I am Brave but I Bleed.

This is my Story: Part 2.

I’m trying to answer the age old question of: Why did you paint this? 

Storms of anger.

All my physical needs were met, but no spiritual or emotional needs.

I grew up in a lake of bitterness and despair, with waves of resentment and storms of anger.

Learned early on that I had to be strong and courageous as no one else was going to protect me. No one would stand up and ransom me. I had to be brave

Much later in life, I learned that each person’s name has a meaning. We are not named randomly. Every person’s name describes their calling.

For example, Robert means, Bright Fame. Gary means Bold Spear. Niel means, Champion or cloud, and my name meant…

Leonie, lioness and little girl with a brave and courageous heart.

My mother also came from a dysfunctional  background.

Her father was a violent alcoholic. She grew up being given too much responsibility at a very young age. At the age of six, she stood on a chair, in front of a cole-stove cooking breakfast for her younger siblings.

She also had a very bad stutter and because of the stutter, she was sent to a special school. She did not have the opportunity to finish school but had to go work to support her family. (She was also a brave girl)

At this point, my grandmother had already divorced her first husband due to his violence and drinking.

Take into account that this was during the depression, and a single divorced woman was an outcast. My mother felt responsible for her family, giving her whole income to my grandmother to help feed the rest of the family. At this point, she was staying with her family in Parrow, a suburb in Cape Town, and working as a nurse at Tygerberg Hospital, also in Belville.

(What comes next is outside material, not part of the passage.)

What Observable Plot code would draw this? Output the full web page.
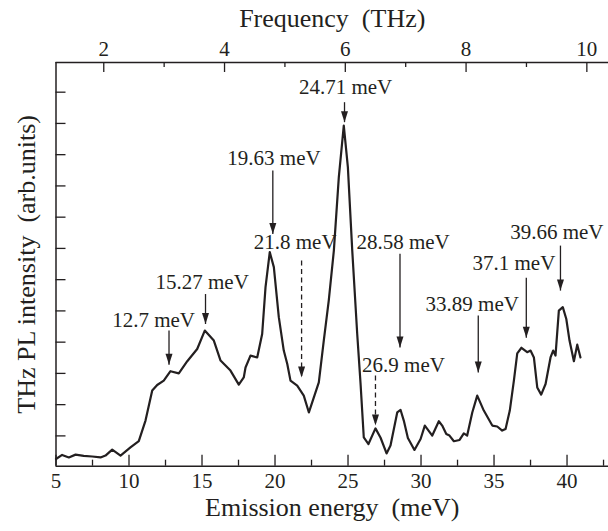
<!DOCTYPE html>
<html><head><meta charset="utf-8">
<script src="https://cdn.jsdelivr.net/npm/d3@7"></script>
<script src="https://cdn.jsdelivr.net/npm/@observablehq/plot@0.6"></script>
<style>html,body{margin:0;padding:0;background:#fff} svg text{font-family:"Liberation Serif","DejaVu Serif",serif !important}</style>
</head><body><div id="chart"></div>
<script>
// Emission energy (meV) and THz PL intensity (arb. units)
const energy = [5.0, 5.42, 5.88, 6.34, 6.90, 7.48, 8.05, 8.39, 8.85, 9.42,
  10.10, 10.67, 11.13, 11.59, 11.93, 12.38, 12.84, 13.41, 13.99, 14.67,
  15.19, 15.81, 16.27, 16.95, 17.52, 17.86, 17.98, 18.32, 18.78, 19.12,
  19.35, 19.64, 19.92, 20.26, 20.60, 20.84, 21.06, 21.52, 21.97, 22.32,
  23.00, 23.34, 23.68, 24.03, 24.37, 24.71, 24.99, 25.29, 25.63, 25.86,
  26.08, 26.40, 26.88, 27.23, 27.64, 27.91, 28.37, 28.60, 28.82, 29.10,
  29.55, 29.97, 30.26, 30.77, 31.22, 31.45, 31.73, 31.95, 32.25, 32.64,
  32.93, 33.16, 33.51, 33.85, 34.30, 34.88, 35.22, 35.56, 35.79, 36.08,
  36.36, 36.59, 36.88, 37.27, 37.50, 37.73, 37.96, 38.23, 38.53, 38.87,
  39.05, 39.21, 39.44, 39.71, 39.95, 40.17, 40.47, 40.70, 40.92];
const intensity = [0.26, 0.39, 0.31, 0.40, 0.36, 0.34, 0.31, 0.37, 0.56, 0.37,
  0.63, 0.83, 1.49, 2.45, 2.63, 2.77, 3.07, 3.00, 3.39, 3.78,
  4.37, 4.05, 3.41, 3.09, 2.64, 2.87, 3.19, 3.57, 3.51, 4.26,
  5.76, 6.88, 6.40, 4.80, 3.73, 3.30, 2.77, 2.61, 2.29, 1.75,
  2.71, 4.05, 5.33, 6.93, 9.28, 10.93, 9.60, 6.93, 4.26, 2.66,
  0.95, 0.74, 1.24, 0.94, 0.44, 0.69, 1.75, 1.83, 1.49, 0.93,
  0.55, 0.90, 1.33, 1.01, 1.47, 1.33, 1.06, 1.01, 0.83, 0.87,
  1.08, 1.01, 1.75, 2.29, 1.81, 1.33, 1.30, 1.17, 1.22, 1.81,
  2.77, 3.64, 3.82, 3.68, 3.73, 3.51, 2.55, 2.32, 2.66, 3.51,
  3.73, 3.57, 5.01, 5.12, 4.74, 4.05, 3.39, 3.92, 3.51];

// Peak annotations
const peakLabels = ["12.7 meV", "15.27 meV", "19.63 meV", "24.71 meV", "21.8 meV",
  "28.58 meV", "26.9 meV", "33.89 meV", "37.1 meV", "39.66 meV"];
const arrowX   = [12.74, 15.24, 19.85, 24.76, 21.82, 28.56, 26.88, 33.92, 37.21, 39.55];
const arrowTop = [4.37, 5.54, 9.49, 11.68, 6.61, 6.83, 2.93, 4.85, 6.06, 7.09];
const arrowTip = [3.28, 4.58, 7.46, 11.04, 2.87, 3.83, 1.33, 3.03, 4.14, 5.65];
const arrowDashed = [false, false, false, false, true, false, true, false, false, false];
const labelX = [11.68, 15.01, 19.93, 24.83, 21.38, 28.77, 28.80, 33.51, 36.36, 39.30];
const labelY = [4.71, 5.92, 9.89, 12.16, 7.20, 7.20, 3.25, 5.22, 6.53, 7.52];

// Axes
const energyTicks = [5, 10, 15, 20, 25, 30, 35, 40];
const energyMinorTicks = [7.5, 12.5, 17.5, 22.5, 27.5, 32.5, 37.5, 42.5];
const freqTicks = [2, 4, 6, 8, 10];
const freqMinorTicks = [3, 5, 7, 9];
const intensityTicks = [1, 2, 3, 4, 5, 6, 7, 8, 9, 10, 11, 12];
const THZ_TO_MEV = 4.1357;
const xDomain = [5, 42.84];
const yDomain = [0.03, 12.95];

const xTitle = "Emission energy\u00a0 (meV)";
const x2Title = "Frequency\u00a0 (THz)";
const yTitle = "THz PL intensity\u00a0 (arb.units)";

const curve = energy.map((e, i) => ({e, v: intensity[i]}));
const notes = peakLabels.map((t, i) => ({t, ax: arrowX[i], top: arrowTop[i], tip: arrowTip[i],
  dashed: arrowDashed[i], lx: labelX[i], ly: labelY[i]}));

const W = 608, H = 531, mL = 55.5, mR = 0, mT = 62, mB = 65.3;
const fw = W - mL - mR, fh = H - mT - mB;
const ink = "#231f20";
const serif = "Liberation Serif, DejaVu Serif, serif";
const arrowHead = {draw(ctx) { ctx.moveTo(0, 0); ctx.lineTo(-3.5, -11); ctx.lineTo(3.5, -11); ctx.closePath(); }};

const chart = Plot.plot({
  width: W, height: H,
  marginLeft: mL, marginRight: mR, marginTop: mT, marginBottom: mB,
  x: {domain: xDomain},
  y: {domain: yDomain, axis: null},
  style: {fontFamily: serif, fontSize: "21px", color: ink, background: "#fff"},
  marks: [
    // frame sides
    Plot.ruleX([xDomain[0]], {stroke: ink, strokeWidth: 1.5}),
    Plot.ruleY([yDomain[0]], {stroke: ink, strokeWidth: 1.5}),
    Plot.ruleY([yDomain[1]], {stroke: ink, strokeWidth: 1.5}),
    // inward ticks
    Plot.tickX(energyTicks, {x: d => d, insetTop: fh - 11, stroke: ink, strokeWidth: 1.3}),
    Plot.tickX(energyMinorTicks, {x: d => d, insetTop: fh - 6, stroke: ink, strokeWidth: 1.3}),
    Plot.tickX(freqTicks, {x: d => d * THZ_TO_MEV, insetBottom: fh - 10, stroke: ink, strokeWidth: 1.3}),
    Plot.tickX(freqMinorTicks, {x: d => d * THZ_TO_MEV, insetBottom: fh - 5, stroke: ink, strokeWidth: 1.3}),
    Plot.tickY(intensityTicks, {y: d => d, insetRight: fw - 10, stroke: ink, strokeWidth: 1.3}),
    // tick labels
    Plot.axisX({anchor: "bottom", ticks: energyTicks, tickSize: 0, tickPadding: 7, label: null, fill: ink, fontFamily: serif, fontSize: 21}),
    Plot.axisX({anchor: "top", ticks: freqTicks.map(f => f * THZ_TO_MEV), tickFormat: d => String(Math.round(d / THZ_TO_MEV)),
      tickSize: 0, tickPadding: 7, label: null, fill: ink, fontFamily: serif, fontSize: 21}),
    // titles
    Plot.text([xTitle], {text: d => d, frameAnchor: "bottom", lineAnchor: "middle", textAnchor: "middle", dy: 41, fontSize: 26, fontFamily: serif, fill: ink}),
    Plot.text([x2Title], {text: d => d, frameAnchor: "top", lineAnchor: "middle", textAnchor: "middle", dy: -44, fontSize: 26, fontFamily: serif, fill: ink}),
    Plot.text([yTitle], {text: d => d, frameAnchor: "left", lineAnchor: "middle", textAnchor: "middle", dx: -29, rotate: -90, fontSize: 26, fontFamily: serif, fill: ink}),
    // curve
    Plot.line(curve, {x: "e", y: "v", stroke: ink, strokeWidth: 2.2, strokeLinejoin: "round"}),
    // arrows
    Plot.link(notes.filter(d => !d.dashed), {x1: "ax", x2: "ax", y1: "top", y2: "tip", stroke: ink, strokeWidth: 1.3}),
    Plot.link(notes.filter(d => d.dashed), {x1: "ax", x2: "ax", y1: "top", y2: "tip", stroke: ink, strokeWidth: 1.3, strokeDasharray: "5,3.5"}),
    Plot.dot(notes, {x: "ax", y: "tip", symbol: arrowHead, fill: ink, stroke: "none"}),
    Plot.text(notes, {x: "lx", y: "ly", text: "t", fontSize: 21, fontFamily: serif, fill: ink})
  ]
});
document.getElementById("chart").appendChild(chart);
</script>
</body></html>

When we have alcoholic parents, we became isolated and afraid of people and authority figures. We became approval seekers and lost our identity in the process. We are frightened by angry people and any personal criticism.
We either become alcoholics, marry them or both, or find another compulsive personality such as a workaholic to fulfil our sick abandonment needs.

The Laundry List.

14 Traits of an Adult Child.

  1. We became isolated and afraid of people and authority figures.
  2. We became approval seekers and lost our identity in the process.
  3. We are frightened by angry people and any personal criticism.
  4. We either become alcoholics, marry them or both, or find another compulsive personality such as a workaholic to fulfill our sick abandonment needs.
  5. We live life from the viewpoint of victims and we are attracted by that weakness in our love and friendship relationships.
  6. We have an overdeveloped sense of responsibility and it is easier for us to be concerned with others rather than ourselves; this enables us not to look too closely at our own faults, etc.
  7. We get guilt feelings when we stand up for ourselves instead of giving in to others.
  8. We became addicted to excitement.
  9. We confuse love and pity and tend to “love” people we can “pity” and “rescue.”
  10. We have “stuffed” our feelings from our traumatic childhoods and have lost the ability to feel or express our feelings because it hurts so much (Denial).
  11. We judge ourselves harshly and have a very low sense of self-esteem.
  12. We are dependent personalities who are terrified of abandonment and will do anything to hold on to a relationship in order not to experience painful abandonment feelings, which we received from living with sick people who were never there emotionally for us.
  13. Alcoholism* is a family disease; and we became para-alcoholics** and took on the characteristics of that disease even though we did not pick up the drink.
  14. Para-alcoholics** are reactors rather than actors.